:: Task ::
Give back only the lines from the one that contains "What Chart.js code" through the one that contains "const invPsi = [0.00038760, 0.00038988];", word for word and without images.

:: Extracted data ::
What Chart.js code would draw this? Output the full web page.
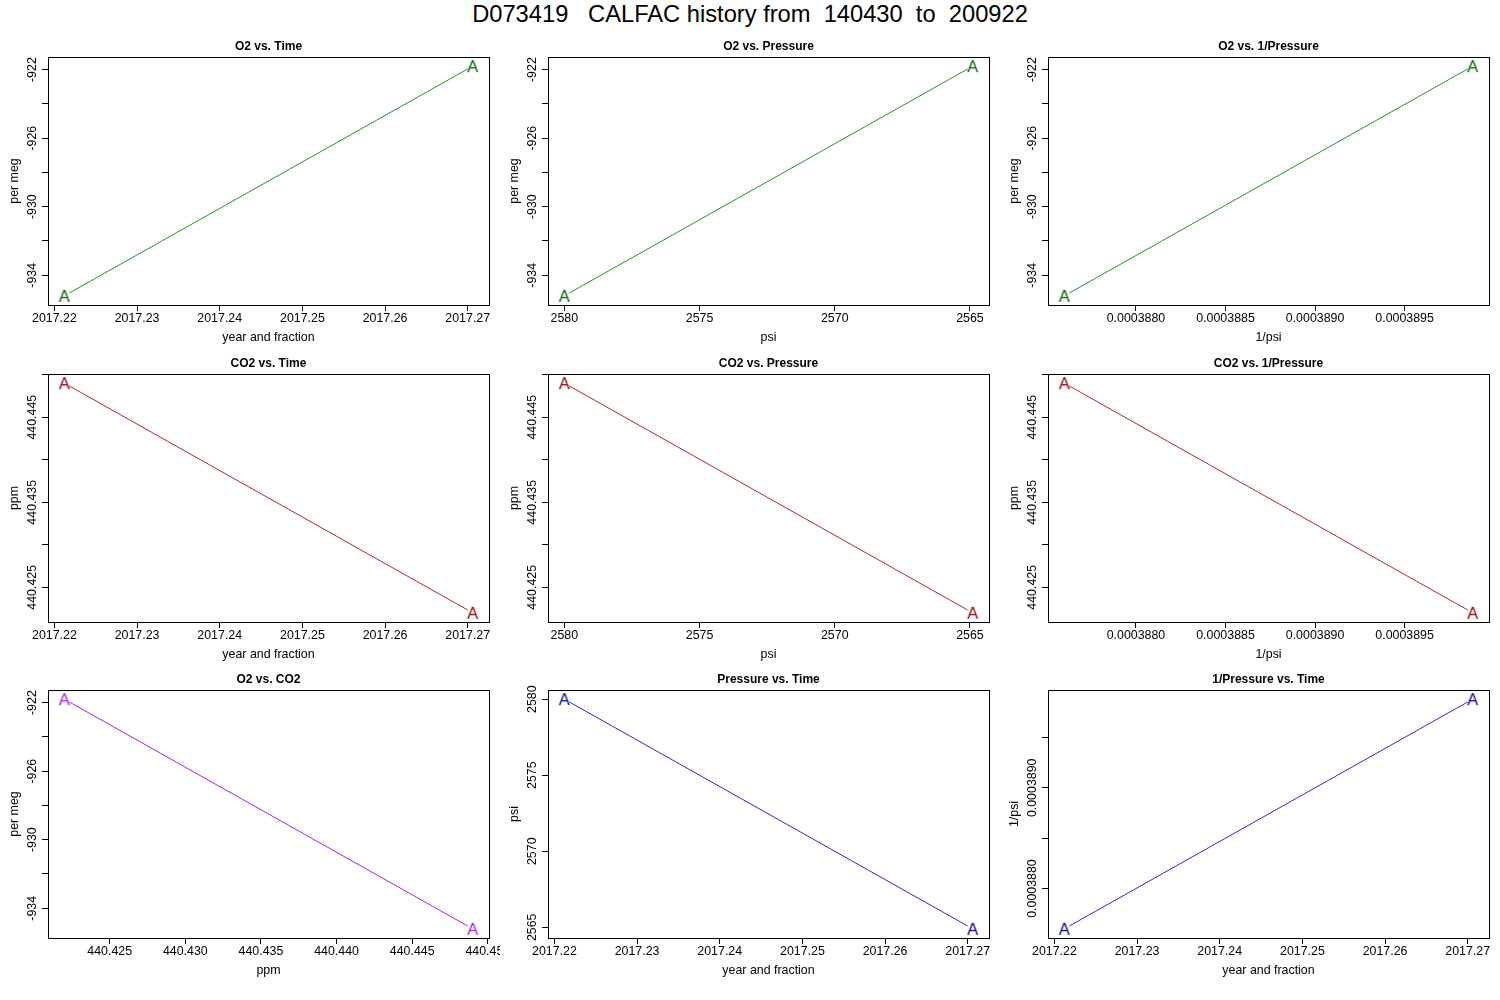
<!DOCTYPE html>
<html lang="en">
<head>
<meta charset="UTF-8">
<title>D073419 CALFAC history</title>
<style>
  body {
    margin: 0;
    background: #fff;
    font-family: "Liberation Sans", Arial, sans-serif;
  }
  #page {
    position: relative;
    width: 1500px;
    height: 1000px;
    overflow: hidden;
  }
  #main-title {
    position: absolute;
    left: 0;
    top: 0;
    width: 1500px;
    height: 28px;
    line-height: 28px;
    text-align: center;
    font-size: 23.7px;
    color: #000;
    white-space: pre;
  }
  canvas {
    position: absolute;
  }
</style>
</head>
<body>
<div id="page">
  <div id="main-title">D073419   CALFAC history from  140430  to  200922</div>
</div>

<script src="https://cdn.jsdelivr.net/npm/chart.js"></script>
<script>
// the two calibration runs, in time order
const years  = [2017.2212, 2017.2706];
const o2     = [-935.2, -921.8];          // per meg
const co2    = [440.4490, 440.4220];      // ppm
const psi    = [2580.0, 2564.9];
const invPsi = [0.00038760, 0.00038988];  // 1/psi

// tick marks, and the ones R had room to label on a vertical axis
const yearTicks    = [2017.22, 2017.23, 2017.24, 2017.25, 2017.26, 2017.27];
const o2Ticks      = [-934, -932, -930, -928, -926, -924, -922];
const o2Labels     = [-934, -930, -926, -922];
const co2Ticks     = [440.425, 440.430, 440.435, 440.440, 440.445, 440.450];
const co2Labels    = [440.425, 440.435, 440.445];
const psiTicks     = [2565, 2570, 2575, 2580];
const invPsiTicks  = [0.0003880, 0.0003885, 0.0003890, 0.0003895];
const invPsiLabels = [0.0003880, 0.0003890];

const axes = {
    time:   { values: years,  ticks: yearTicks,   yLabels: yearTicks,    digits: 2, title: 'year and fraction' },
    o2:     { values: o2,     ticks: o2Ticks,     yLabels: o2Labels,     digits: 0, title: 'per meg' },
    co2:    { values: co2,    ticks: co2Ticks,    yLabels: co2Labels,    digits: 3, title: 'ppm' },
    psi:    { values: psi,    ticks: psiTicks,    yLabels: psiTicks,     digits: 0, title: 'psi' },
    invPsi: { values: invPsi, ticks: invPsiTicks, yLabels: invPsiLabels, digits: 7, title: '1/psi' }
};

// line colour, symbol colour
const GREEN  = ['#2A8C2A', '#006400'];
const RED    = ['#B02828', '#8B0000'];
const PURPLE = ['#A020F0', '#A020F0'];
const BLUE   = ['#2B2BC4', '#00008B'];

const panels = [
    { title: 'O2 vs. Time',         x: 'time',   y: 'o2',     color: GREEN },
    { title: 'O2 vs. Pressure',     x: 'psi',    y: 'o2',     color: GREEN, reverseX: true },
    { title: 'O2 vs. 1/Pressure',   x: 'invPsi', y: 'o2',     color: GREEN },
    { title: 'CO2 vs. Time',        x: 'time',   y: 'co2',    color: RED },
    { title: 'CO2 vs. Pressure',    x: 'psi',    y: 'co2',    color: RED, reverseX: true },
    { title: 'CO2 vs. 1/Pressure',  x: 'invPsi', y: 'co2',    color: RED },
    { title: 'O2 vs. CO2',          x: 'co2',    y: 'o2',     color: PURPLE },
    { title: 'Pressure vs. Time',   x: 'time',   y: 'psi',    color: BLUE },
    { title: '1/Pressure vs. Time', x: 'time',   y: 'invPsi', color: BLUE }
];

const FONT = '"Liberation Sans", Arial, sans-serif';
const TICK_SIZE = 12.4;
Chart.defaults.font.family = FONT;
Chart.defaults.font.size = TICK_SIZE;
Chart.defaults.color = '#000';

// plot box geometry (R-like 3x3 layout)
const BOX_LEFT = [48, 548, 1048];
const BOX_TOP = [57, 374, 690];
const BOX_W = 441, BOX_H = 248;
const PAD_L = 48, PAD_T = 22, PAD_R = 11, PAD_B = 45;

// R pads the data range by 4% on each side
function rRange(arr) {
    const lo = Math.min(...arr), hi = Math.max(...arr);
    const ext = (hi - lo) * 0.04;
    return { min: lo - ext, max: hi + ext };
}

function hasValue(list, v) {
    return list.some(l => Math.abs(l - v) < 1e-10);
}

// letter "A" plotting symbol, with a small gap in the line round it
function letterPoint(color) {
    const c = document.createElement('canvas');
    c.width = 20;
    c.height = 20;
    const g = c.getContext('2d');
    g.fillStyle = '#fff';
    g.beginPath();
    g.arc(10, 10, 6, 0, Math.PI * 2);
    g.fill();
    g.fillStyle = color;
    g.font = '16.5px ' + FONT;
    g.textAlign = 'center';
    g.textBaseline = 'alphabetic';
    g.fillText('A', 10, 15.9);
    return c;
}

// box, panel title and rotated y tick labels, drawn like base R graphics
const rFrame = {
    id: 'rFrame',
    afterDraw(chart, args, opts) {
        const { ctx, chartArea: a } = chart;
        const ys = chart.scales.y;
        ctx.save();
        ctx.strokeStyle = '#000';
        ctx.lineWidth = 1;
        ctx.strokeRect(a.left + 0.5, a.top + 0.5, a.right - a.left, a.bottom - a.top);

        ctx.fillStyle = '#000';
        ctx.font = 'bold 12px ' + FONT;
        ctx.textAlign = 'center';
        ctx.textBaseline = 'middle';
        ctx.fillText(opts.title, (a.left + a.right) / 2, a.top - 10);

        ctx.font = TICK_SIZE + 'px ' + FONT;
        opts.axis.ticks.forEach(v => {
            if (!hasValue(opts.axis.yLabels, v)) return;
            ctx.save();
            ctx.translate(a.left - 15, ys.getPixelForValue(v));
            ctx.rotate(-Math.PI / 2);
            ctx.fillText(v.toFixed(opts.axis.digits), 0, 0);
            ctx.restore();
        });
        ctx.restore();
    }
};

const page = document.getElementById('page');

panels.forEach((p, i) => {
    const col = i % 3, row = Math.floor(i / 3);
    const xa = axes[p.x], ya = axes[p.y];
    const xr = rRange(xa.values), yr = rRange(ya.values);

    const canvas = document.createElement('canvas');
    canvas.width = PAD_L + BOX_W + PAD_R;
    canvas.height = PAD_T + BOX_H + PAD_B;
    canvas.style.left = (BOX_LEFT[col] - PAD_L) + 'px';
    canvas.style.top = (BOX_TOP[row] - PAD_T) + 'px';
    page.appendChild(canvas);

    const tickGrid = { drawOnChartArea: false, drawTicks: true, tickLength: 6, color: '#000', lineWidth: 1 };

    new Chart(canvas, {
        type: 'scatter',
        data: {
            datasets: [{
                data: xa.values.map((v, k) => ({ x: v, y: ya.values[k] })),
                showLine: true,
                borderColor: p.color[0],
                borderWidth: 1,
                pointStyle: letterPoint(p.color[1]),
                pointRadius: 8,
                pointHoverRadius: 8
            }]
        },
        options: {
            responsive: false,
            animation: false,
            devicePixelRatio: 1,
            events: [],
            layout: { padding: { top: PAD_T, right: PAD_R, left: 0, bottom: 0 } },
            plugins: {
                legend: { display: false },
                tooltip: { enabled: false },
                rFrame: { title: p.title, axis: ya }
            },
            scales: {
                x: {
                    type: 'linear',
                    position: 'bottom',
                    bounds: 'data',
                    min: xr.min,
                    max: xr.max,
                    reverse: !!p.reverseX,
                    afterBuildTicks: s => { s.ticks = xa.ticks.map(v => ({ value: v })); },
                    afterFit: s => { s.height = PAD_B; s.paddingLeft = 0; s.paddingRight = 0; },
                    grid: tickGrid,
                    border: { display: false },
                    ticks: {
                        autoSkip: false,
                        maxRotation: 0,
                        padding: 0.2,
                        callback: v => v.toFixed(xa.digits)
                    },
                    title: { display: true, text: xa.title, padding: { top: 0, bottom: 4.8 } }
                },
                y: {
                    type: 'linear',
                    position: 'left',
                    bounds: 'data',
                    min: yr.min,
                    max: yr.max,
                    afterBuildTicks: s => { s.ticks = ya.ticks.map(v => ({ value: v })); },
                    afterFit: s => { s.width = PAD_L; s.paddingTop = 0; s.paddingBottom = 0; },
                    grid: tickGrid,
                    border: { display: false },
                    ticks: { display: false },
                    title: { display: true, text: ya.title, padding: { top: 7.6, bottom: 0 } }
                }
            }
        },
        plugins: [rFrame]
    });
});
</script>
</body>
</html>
==
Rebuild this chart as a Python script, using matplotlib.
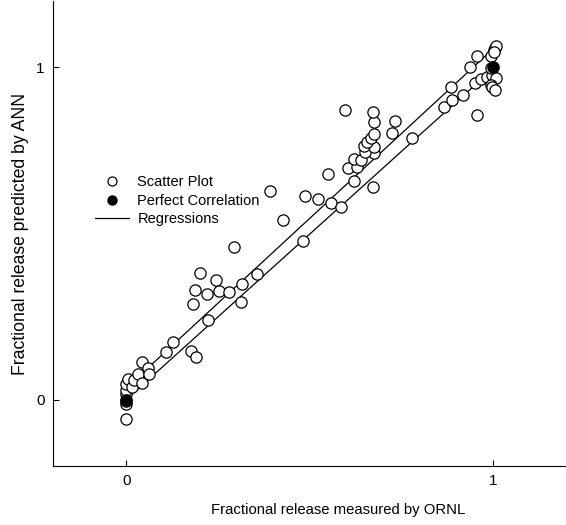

:: Answer to this task ::
What Chart.js code would draw this? Output the full web page.
<!DOCTYPE html>
<html lang="en">
<head>
<meta charset="UTF-8">
<title>D073419 CALFAC history</title>
<style>
  body {
    margin: 0;
    background: #fff;
    font-family: "Liberation Sans", Arial, sans-serif;
  }
  #page {
    position: relative;
    width: 1500px;
    height: 1000px;
    overflow: hidden;
  }
  #main-title {
    position: absolute;
    left: 0;
    top: 0;
    width: 1500px;
    height: 28px;
    line-height: 28px;
    text-align: center;
    font-size: 23.7px;
    color: #000;
    white-space: pre;
  }
  canvas {
    position: absolute;
  }
</style>
</head>
<body>
<div id="page">
  <div id="main-title">D073419   CALFAC history from  140430  to  200922</div>
</div>

<script src="https://cdn.jsdelivr.net/npm/chart.js"></script>
<script>
// the two calibration runs, in time order
const years  = [2017.2212, 2017.2706];
const o2     = [-935.2, -921.8];          // per meg
const co2    = [440.4490, 440.4220];      // ppm
const psi    = [2580.0, 2564.9];
const invPsi = [0.00038760, 0.00038988];  // 1/psi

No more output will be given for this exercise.